[Exercise] Print, word for word, the opening line of the data below and every line after it through the line that contains "plt.rcParams['font.family'] = ['Liberation", but not the pictures.

+ + + + + + +

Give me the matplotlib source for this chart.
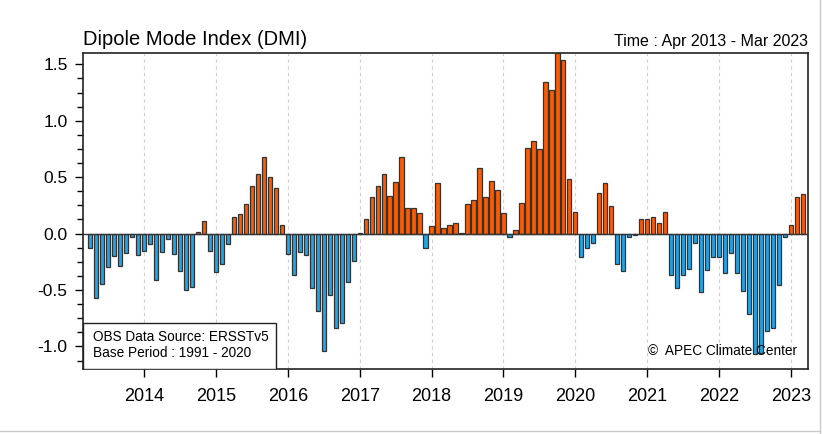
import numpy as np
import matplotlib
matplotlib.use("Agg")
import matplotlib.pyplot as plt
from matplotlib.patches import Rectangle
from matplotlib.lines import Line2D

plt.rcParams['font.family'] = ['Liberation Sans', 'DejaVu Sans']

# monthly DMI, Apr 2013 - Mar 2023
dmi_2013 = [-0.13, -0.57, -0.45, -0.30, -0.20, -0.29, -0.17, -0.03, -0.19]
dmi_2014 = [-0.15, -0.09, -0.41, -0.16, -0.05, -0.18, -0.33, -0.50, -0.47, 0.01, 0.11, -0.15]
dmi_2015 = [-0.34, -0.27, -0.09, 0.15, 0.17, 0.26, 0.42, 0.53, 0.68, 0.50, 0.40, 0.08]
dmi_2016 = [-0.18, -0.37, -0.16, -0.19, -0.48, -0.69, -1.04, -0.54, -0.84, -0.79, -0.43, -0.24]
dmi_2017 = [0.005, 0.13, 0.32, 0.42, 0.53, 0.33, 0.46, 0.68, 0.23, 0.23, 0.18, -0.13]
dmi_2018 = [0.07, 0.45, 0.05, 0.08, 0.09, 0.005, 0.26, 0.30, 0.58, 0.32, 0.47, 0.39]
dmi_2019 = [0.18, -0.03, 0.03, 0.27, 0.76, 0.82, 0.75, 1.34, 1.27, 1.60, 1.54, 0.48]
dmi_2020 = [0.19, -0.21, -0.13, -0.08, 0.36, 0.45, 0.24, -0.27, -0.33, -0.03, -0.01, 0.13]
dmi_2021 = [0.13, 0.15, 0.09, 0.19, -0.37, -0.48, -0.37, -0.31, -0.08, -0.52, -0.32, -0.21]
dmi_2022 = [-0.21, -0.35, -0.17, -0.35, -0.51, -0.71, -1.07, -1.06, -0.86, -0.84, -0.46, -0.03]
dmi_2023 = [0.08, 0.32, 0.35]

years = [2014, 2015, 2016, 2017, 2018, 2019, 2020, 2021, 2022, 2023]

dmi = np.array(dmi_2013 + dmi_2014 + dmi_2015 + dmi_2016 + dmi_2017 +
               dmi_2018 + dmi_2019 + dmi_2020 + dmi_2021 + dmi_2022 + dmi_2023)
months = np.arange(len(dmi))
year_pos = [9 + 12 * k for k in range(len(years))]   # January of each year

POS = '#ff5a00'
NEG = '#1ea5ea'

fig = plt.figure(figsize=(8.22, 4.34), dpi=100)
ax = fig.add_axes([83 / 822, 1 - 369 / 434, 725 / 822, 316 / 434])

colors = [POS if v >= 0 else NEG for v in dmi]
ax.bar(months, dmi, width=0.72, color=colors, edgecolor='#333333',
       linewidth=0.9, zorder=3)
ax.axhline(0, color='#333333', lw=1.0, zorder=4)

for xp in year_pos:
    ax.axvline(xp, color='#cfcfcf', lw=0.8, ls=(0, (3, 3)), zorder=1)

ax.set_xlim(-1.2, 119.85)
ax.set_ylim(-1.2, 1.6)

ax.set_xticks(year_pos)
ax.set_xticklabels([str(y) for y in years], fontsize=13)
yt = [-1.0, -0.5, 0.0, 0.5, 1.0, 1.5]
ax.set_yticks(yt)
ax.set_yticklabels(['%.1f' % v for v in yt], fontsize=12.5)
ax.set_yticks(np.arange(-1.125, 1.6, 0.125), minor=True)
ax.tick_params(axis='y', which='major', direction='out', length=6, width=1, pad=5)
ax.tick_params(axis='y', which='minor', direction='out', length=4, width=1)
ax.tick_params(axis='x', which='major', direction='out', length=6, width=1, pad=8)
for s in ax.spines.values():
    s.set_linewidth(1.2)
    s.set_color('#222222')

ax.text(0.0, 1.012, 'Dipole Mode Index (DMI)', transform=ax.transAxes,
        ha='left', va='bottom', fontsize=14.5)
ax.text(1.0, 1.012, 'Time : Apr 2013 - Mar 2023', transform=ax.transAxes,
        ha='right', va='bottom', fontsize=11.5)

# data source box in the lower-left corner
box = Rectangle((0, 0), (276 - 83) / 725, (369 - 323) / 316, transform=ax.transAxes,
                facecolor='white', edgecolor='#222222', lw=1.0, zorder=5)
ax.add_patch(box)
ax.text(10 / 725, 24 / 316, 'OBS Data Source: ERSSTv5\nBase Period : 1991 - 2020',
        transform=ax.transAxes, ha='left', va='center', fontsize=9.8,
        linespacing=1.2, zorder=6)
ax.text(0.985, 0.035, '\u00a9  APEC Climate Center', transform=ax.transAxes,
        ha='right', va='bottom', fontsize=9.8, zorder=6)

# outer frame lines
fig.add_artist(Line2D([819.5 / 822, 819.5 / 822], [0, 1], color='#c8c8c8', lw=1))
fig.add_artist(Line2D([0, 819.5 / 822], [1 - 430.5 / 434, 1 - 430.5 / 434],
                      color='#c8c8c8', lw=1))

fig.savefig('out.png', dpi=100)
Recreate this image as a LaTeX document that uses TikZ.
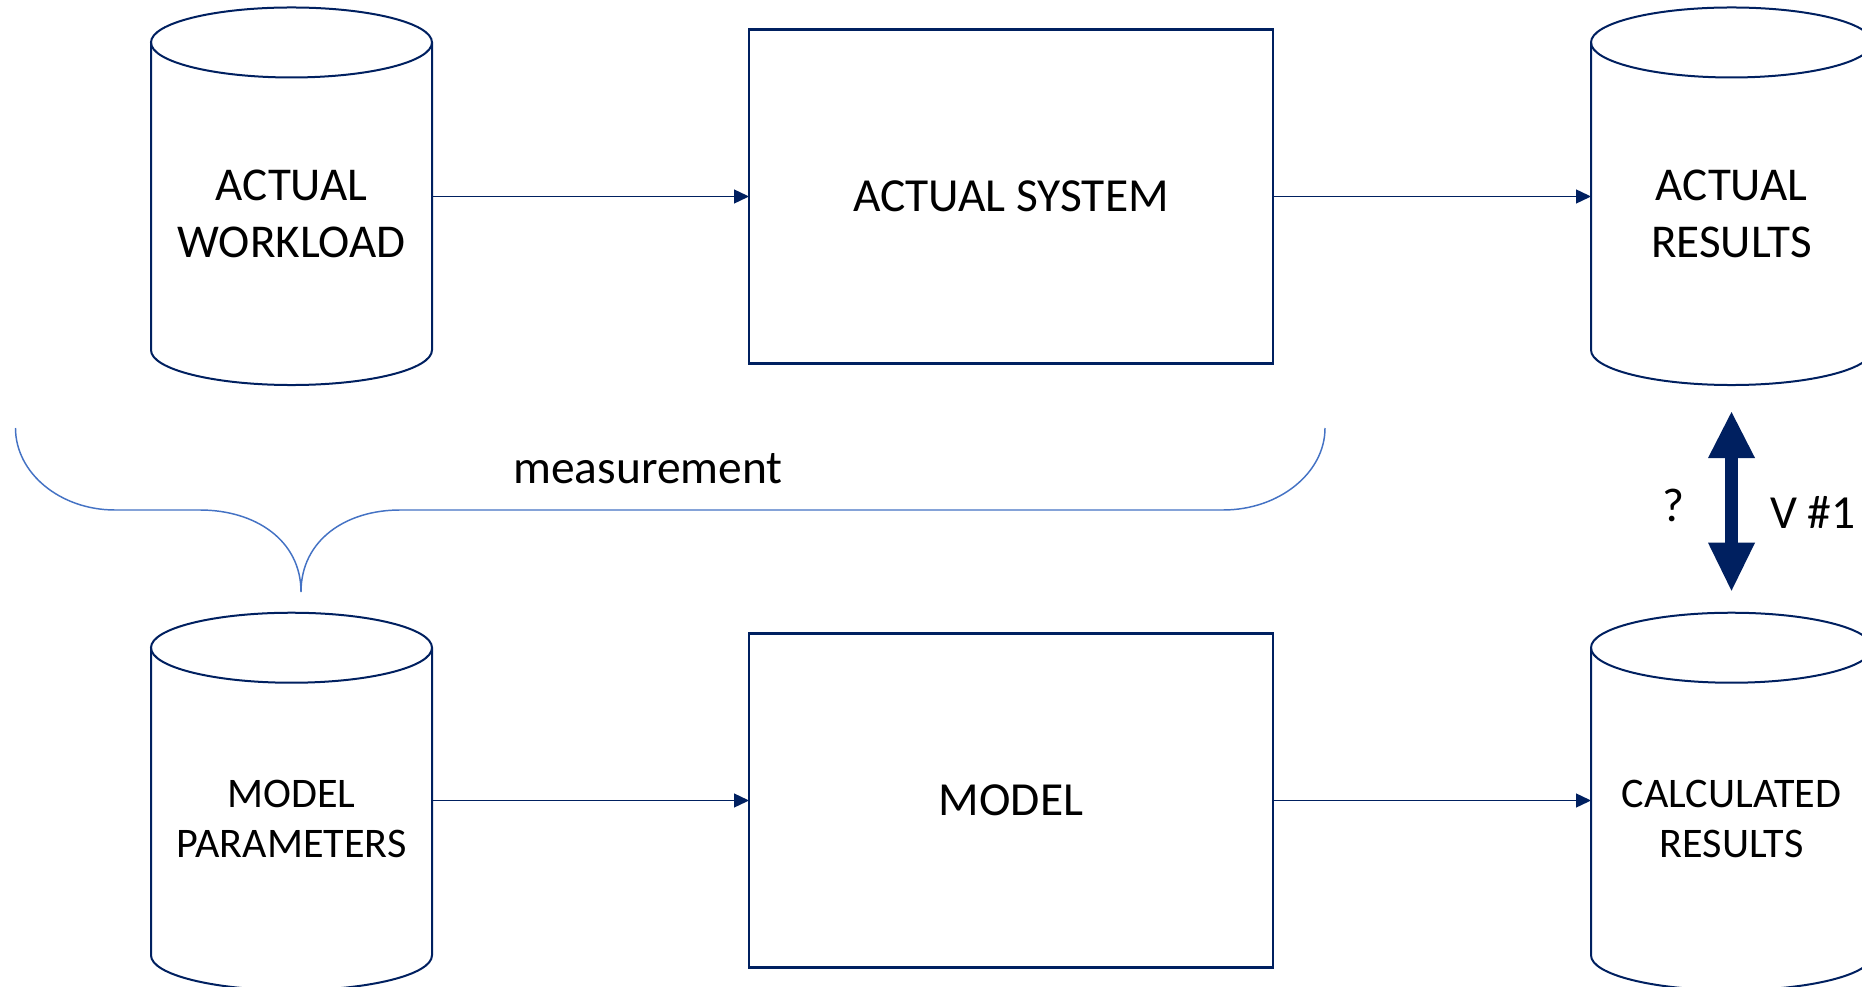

+ + + + + + +

[The completed task]
Give me the matplotlib source for this chart.
import numpy as np
import matplotlib
matplotlib.use("Agg")
import matplotlib.pyplot as plt
from matplotlib.patches import Rectangle
from matplotlib.lines import Line2D

plt.rcParams['font.family'] = ['Liberation Sans', 'DejaVu Sans']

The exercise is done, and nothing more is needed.